11. Adam Brett Walker OF Arguably one of the hardest prospects in the Twins system to project future success for is Walker. For the second season in a row, he was a home run hitting machine, this time around with 31. The flip side to that is he struck out a ridiculous 195 times at Double-A. Walker's strikeout rates aren't good, and the competition is only going to get better as he moves up the ladder. If Walker can somehow figure out how to harness that power while still having some discipline in regards to the strike zone, he could transform himself into an impact player at the next level. Right now, he's a power hitter that's a long ways off from being a reliable contributor.
12. Alex Meyer RP Entering 2015, there was plenty of reason to argue Meyer had a legitimate claim to a rotation spot. After following up a 4.4 BB/9 rate in 2014, Meyer declined to 4.7 in 2015. His strikeouts were still there (9.8 K/9 in 2015), but his ERA ballooned to 4.79 at Triple-A Rochester despite making just eight starts. Minnesota probably hasn't completely moved on from Meyer as a starter, but he has the makings of a very solid reliever. If he can show a better hold on his command early in 2016, expecting him to be one of the twins best relievers is not out of the question.
13. J.T. Chargois RP Healthy again after missing multiple seasons, Chargois pitched in the Twins organization for the first time since 2012. Splitting time between Fort Myers and Chattanooga, Chargois made easy work of both levels.

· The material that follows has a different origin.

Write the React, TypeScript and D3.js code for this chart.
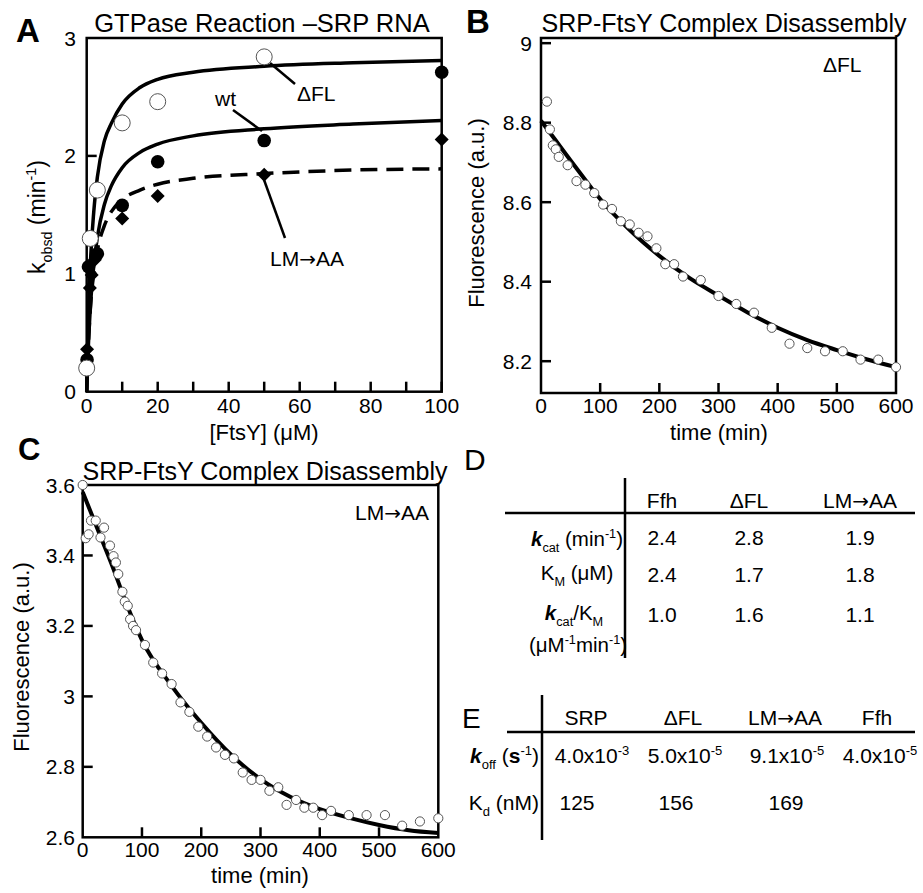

He owned a 9.9 K/9 rate on the season and compiled a 2.62 ERA. Although he doesn't throw quite as hard as Burdi, he's plenty capable of blowing the ball by hitters. Very close to major league ready, Chargois is another name that should be an internal options for a needy big league bullpen.
14. Lewis Thorpe SP Thorpe did not pitch in 2015 after undergoing Tommy John surgery. The 20 year-old Australian reached Cedar Rapids at the age of 18 before going under the knife a season ago. He's going to be eased back in, but pitching in Iowa at some point during the 2016 season should be the expectation. His 2.96 career ERA combined with an 11.2 K/9 career number suggests he still should remain a very exciting prospect.

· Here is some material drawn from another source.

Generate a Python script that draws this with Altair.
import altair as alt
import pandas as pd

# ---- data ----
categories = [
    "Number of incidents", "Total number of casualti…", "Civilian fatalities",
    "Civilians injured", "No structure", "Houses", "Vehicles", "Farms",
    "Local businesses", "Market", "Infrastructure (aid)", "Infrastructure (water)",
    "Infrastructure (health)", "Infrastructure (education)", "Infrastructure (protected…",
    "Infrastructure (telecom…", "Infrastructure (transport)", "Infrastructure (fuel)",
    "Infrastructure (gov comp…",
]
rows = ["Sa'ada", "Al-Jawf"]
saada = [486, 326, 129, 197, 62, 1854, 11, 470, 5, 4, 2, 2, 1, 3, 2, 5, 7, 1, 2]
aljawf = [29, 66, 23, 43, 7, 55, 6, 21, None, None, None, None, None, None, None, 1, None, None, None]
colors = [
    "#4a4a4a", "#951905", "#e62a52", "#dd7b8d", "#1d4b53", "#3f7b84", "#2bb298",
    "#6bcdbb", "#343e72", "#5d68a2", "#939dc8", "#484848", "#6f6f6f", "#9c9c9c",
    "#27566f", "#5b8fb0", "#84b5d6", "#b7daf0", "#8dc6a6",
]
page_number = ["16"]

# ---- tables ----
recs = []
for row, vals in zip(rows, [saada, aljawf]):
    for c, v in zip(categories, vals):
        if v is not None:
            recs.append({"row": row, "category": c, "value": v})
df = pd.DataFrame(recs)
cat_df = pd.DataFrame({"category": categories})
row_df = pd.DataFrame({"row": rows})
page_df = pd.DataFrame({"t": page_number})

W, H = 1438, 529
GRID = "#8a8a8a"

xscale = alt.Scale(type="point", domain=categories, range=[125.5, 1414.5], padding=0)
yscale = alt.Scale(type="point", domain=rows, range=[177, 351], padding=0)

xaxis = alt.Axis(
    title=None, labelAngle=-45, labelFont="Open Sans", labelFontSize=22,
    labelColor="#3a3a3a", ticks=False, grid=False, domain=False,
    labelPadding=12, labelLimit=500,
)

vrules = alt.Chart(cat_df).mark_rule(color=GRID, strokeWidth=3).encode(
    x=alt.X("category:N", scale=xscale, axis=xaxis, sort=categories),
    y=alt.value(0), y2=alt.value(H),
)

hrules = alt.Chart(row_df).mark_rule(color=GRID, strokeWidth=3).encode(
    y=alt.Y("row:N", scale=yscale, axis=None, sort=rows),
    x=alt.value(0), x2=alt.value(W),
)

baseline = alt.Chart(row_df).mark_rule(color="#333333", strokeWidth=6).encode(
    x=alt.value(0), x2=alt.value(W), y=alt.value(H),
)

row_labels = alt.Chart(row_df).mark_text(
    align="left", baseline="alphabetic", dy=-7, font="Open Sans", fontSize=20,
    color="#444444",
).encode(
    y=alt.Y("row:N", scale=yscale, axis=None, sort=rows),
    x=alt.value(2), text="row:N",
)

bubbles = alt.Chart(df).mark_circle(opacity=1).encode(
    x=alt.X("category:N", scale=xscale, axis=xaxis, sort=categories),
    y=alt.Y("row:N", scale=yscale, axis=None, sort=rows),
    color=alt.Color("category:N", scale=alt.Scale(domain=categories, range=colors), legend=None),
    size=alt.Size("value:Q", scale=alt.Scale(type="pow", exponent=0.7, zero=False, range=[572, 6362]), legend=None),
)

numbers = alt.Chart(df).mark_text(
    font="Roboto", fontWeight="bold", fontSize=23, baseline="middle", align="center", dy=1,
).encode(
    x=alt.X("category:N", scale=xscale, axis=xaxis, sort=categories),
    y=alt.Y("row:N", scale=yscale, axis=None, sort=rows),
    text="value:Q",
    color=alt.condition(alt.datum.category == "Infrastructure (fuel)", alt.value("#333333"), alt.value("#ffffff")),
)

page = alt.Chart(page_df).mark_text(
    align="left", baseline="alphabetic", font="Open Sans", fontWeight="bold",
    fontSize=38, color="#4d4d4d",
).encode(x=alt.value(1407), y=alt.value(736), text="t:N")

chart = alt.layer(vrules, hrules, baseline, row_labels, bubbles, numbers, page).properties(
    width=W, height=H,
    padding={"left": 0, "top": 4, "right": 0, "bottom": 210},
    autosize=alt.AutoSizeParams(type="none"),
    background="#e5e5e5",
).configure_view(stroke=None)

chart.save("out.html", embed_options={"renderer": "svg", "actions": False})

15. Jake Reed RP In a system seemingly filled with pitching prospects, it's Reed who rounds out the Burdi/Chargois group. All three profile as impact bullpen arms, and Reed fits a similar mold to the aforementioned two. His strikeout rates are lower over his career (8.5 K/9), but he's also walked just 2.5 per nine in his two minor league seasons. Reed struggled and was demoted from Double-A Chattanooga in 2015, but it's not indicative of what is to come. His Arizona Fall League performance was dominant (10.2 IP 1.60 ERA 8.4 K/9) and he has a chance to get to the big leagues this summer.
Minnesota has a good grouping of both hitters and pitchers among their top prospects. With a major league roster looking for talent to push the overall ceiling, the graduation of internal prospects should help to accomplish just that. The Twins continue to have one of the deepest farm systems as 2016 begins, and it should benefit them in the seasons ahead. should benefit them in the seasons ahead.